_WHAT THE TASK ASKS_
The data must be returned in full and exactly as given.

_DATA_
# # # #

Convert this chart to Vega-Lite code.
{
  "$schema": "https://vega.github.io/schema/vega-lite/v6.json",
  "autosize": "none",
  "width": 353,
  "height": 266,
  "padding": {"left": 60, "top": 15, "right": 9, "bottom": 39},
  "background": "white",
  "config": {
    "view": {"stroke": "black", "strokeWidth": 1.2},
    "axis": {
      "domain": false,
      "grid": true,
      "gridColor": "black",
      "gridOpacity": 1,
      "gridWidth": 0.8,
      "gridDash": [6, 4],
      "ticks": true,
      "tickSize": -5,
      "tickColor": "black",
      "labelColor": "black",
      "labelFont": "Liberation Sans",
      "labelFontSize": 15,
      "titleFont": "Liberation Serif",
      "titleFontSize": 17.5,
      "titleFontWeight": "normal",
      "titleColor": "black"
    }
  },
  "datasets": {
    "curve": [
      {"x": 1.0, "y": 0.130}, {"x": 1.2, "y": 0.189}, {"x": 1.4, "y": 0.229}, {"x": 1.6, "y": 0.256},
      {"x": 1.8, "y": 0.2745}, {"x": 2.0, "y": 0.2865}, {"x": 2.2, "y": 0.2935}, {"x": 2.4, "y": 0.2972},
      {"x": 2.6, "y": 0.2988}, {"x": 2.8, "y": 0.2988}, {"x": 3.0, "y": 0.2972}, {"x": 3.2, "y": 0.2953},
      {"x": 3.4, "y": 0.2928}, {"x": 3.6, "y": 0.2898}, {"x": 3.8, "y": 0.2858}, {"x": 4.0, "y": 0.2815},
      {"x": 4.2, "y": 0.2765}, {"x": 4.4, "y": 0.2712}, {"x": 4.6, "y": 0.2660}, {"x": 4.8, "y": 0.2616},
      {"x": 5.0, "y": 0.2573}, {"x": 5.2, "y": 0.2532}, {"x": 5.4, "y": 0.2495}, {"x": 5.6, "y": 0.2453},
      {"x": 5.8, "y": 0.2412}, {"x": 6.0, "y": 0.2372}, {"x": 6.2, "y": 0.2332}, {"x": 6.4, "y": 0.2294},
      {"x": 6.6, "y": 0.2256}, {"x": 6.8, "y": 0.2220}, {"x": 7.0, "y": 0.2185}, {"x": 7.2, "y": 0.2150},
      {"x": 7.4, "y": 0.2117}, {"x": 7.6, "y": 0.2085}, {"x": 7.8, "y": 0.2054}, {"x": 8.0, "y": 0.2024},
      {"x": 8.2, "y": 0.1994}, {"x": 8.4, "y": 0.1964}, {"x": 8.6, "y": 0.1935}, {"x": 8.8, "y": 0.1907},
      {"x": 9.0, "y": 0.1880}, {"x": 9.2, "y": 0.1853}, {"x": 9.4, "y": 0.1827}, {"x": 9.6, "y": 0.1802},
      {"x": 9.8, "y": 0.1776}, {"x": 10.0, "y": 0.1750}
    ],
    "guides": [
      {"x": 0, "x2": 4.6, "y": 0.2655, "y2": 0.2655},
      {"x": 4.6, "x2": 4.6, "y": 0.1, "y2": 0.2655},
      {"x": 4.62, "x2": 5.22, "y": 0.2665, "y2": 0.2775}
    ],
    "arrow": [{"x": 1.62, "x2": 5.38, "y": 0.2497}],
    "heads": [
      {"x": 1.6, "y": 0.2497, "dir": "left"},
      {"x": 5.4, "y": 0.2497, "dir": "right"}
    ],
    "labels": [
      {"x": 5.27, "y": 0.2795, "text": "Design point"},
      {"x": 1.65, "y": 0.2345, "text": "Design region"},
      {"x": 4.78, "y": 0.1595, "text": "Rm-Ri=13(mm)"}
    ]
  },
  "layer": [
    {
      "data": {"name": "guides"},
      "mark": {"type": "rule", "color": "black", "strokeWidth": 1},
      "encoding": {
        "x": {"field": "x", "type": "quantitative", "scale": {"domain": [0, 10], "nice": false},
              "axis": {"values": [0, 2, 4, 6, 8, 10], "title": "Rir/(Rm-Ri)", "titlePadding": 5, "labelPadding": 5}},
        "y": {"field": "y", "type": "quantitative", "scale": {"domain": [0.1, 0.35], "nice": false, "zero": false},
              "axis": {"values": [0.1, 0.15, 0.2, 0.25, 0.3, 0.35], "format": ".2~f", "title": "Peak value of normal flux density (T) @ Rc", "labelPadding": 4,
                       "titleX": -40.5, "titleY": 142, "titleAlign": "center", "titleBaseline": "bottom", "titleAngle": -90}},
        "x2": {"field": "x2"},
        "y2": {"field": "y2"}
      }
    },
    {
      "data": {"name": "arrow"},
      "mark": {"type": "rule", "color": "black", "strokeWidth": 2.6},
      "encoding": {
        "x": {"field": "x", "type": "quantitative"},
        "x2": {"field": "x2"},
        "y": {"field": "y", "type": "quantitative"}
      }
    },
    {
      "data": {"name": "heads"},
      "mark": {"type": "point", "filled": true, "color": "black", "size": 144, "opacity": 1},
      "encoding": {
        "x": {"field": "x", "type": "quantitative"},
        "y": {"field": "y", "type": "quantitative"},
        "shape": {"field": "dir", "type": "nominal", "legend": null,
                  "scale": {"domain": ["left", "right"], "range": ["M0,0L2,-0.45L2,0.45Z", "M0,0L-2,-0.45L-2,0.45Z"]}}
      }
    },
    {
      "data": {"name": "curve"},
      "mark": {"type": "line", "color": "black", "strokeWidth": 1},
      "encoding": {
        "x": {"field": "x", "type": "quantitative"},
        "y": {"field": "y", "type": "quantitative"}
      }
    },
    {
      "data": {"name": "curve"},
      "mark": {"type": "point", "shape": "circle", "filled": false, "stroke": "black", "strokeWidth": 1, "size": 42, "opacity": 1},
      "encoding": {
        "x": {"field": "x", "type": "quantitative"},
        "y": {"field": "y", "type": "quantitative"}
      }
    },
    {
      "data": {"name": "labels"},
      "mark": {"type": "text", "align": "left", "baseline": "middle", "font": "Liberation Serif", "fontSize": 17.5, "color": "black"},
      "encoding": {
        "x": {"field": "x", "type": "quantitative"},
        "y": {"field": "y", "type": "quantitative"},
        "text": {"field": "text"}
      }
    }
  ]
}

# # # #

_EXPECTED OUTPUT_
Convert this chart to Vega-Lite code.
{
  "$schema": "https://vega.github.io/schema/vega-lite/v6.json",
  "autosize": "none",
  "width": 353,
  "height": 266,
  "padding": {"left": 60, "top": 15, "right": 9, "bottom": 39},
  "background": "white",
  "config": {
    "view": {"stroke": "black", "strokeWidth": 1.2},
    "axis": {
      "domain": false,
      "grid": true,
      "gridColor": "black",
      "gridOpacity": 1,
      "gridWidth": 0.8,
      "gridDash": [6, 4],
      "ticks": true,
      "tickSize": -5,
      "tickColor": "black",
      "labelColor": "black",
      "labelFont": "Liberation Sans",
      "labelFontSize": 15,
      "titleFont": "Liberation Serif",
      "titleFontSize": 17.5,
      "titleFontWeight": "normal",
      "titleColor": "black"
    }
  },
  "datasets": {
    "curve": [
      {"x": 1.0, "y": 0.130}, {"x": 1.2, "y": 0.189}, {"x": 1.4, "y": 0.229}, {"x": 1.6, "y": 0.256},
      {"x": 1.8, "y": 0.2745}, {"x": 2.0, "y": 0.2865}, {"x": 2.2, "y": 0.2935}, {"x": 2.4, "y": 0.2972},
      {"x": 2.6, "y": 0.2988}, {"x": 2.8, "y": 0.2988}, {"x": 3.0, "y": 0.2972}, {"x": 3.2, "y": 0.2953},
      {"x": 3.4, "y": 0.2928}, {"x": 3.6, "y": 0.2898}, {"x": 3.8, "y": 0.2858}, {"x": 4.0, "y": 0.2815},
      {"x": 4.2, "y": 0.2765}, {"x": 4.4, "y": 0.2712}, {"x": 4.6, "y": 0.2660}, {"x": 4.8, "y": 0.2616},
      {"x": 5.0, "y": 0.2573}, {"x": 5.2, "y": 0.2532}, {"x": 5.4, "y": 0.2495}, {"x": 5.6, "y": 0.2453},
      {"x": 5.8, "y": 0.2412}, {"x": 6.0, "y": 0.2372}, {"x": 6.2, "y": 0.2332}, {"x": 6.4, "y": 0.2294},
      {"x": 6.6, "y": 0.2256}, {"x": 6.8, "y": 0.2220}, {"x": 7.0, "y": 0.2185}, {"x": 7.2, "y": 0.2150},
      {"x": 7.4, "y": 0.2117}, {"x": 7.6, "y": 0.2085}, {"x": 7.8, "y": 0.2054}, {"x": 8.0, "y": 0.2024},
      {"x": 8.2, "y": 0.1994}, {"x": 8.4, "y": 0.1964}, {"x": 8.6, "y": 0.1935}, {"x": 8.8, "y": 0.1907},
      {"x": 9.0, "y": 0.1880}, {"x": 9.2, "y": 0.1853}, {"x": 9.4, "y": 0.1827}, {"x": 9.6, "y": 0.1802},
      {"x": 9.8, "y": 0.1776}, {"x": 10.0, "y": 0.1750}
    ],
    "guides": [
      {"x": 0, "x2": 4.6, "y": 0.2655, "y2": 0.2655},
      {"x": 4.6, "x2": 4.6, "y": 0.1, "y2": 0.2655},
      {"x": 4.62, "x2": 5.22, "y": 0.2665, "y2": 0.2775}
    ],
    "arrow": [{"x": 1.62, "x2": 5.38, "y": 0.2497}],
    "heads": [
      {"x": 1.6, "y": 0.2497, "dir": "left"},
      {"x": 5.4, "y": 0.2497, "dir": "right"}
    ],
    "labels": [
      {"x": 5.27, "y": 0.2795, "text": "Design point"},
      {"x": 1.65, "y": 0.2345, "text": "Design region"},
      {"x": 4.78, "y": 0.1595, "text": "Rm-Ri=13(mm)"}
    ]
  },
  "layer": [
    {
      "data": {"name": "guides"},
      "mark": {"type": "rule", "color": "black", "strokeWidth": 1},
      "encoding": {
        "x": {"field": "x", "type": "quantitative", "scale": {"domain": [0, 10], "nice": false},
              "axis": {"values": [0, 2, 4, 6, 8, 10], "title": "Rir/(Rm-Ri)", "titlePadding": 5, "labelPadding": 5}},
        "y": {"field": "y", "type": "quantitative", "scale": {"domain": [0.1, 0.35], "nice": false, "zero": false},
              "axis": {"values": [0.1, 0.15, 0.2, 0.25, 0.3, 0.35], "format": ".2~f", "title": "Peak value of normal flux density (T) @ Rc", "labelPadding": 4,
                       "titleX": -40.5, "titleY": 142, "titleAlign": "center", "titleBaseline": "bottom", "titleAngle": -90}},
        "x2": {"field": "x2"},
        "y2": {"field": "y2"}
      }
    },
    {
      "data": {"name": "arrow"},
      "mark": {"type": "rule", "color": "black", "strokeWidth": 2.6},
      "encoding": {
        "x": {"field": "x", "type": "quantitative"},
        "x2": {"field": "x2"},
        "y": {"field": "y", "type": "quantitative"}
      }
    },
    {
      "data": {"name": "heads"},
      "mark": {"type": "point", "filled": true, "color": "black", "size": 144, "opacity": 1},
      "encoding": {
        "x": {"field": "x", "type": "quantitative"},
        "y": {"field": "y", "type": "quantitative"},
        "shape": {"field": "dir", "type": "nominal", "legend": null,
                  "scale": {"domain": ["left", "right"], "range": ["M0,0L2,-0.45L2,0.45Z", "M0,0L-2,-0.45L-2,0.45Z"]}}
      }
    },
    {
      "data": {"name": "curve"},
      "mark": {"type": "line", "color": "black", "strokeWidth": 1},
      "encoding": {
        "x": {"field": "x", "type": "quantitative"},
        "y": {"field": "y", "type": "quantitative"}
      }
    },
    {
      "data": {"name": "curve"},
      "mark": {"type": "point", "shape": "circle", "filled": false, "stroke": "black", "strokeWidth": 1, "size": 42, "opacity": 1},
      "encoding": {
        "x": {"field": "x", "type": "quantitative"},
        "y": {"field": "y", "type": "quantitative"}
      }
    },
    {
      "data": {"name": "labels"},
      "mark": {"type": "text", "align": "left", "baseline": "middle", "font": "Liberation Serif", "fontSize": 17.5, "color": "black"},
      "encoding": {
        "x": {"field": "x", "type": "quantitative"},
        "y": {"field": "y", "type": "quantitative"},
        "text": {"field": "text"}
      }
    }
  ]
}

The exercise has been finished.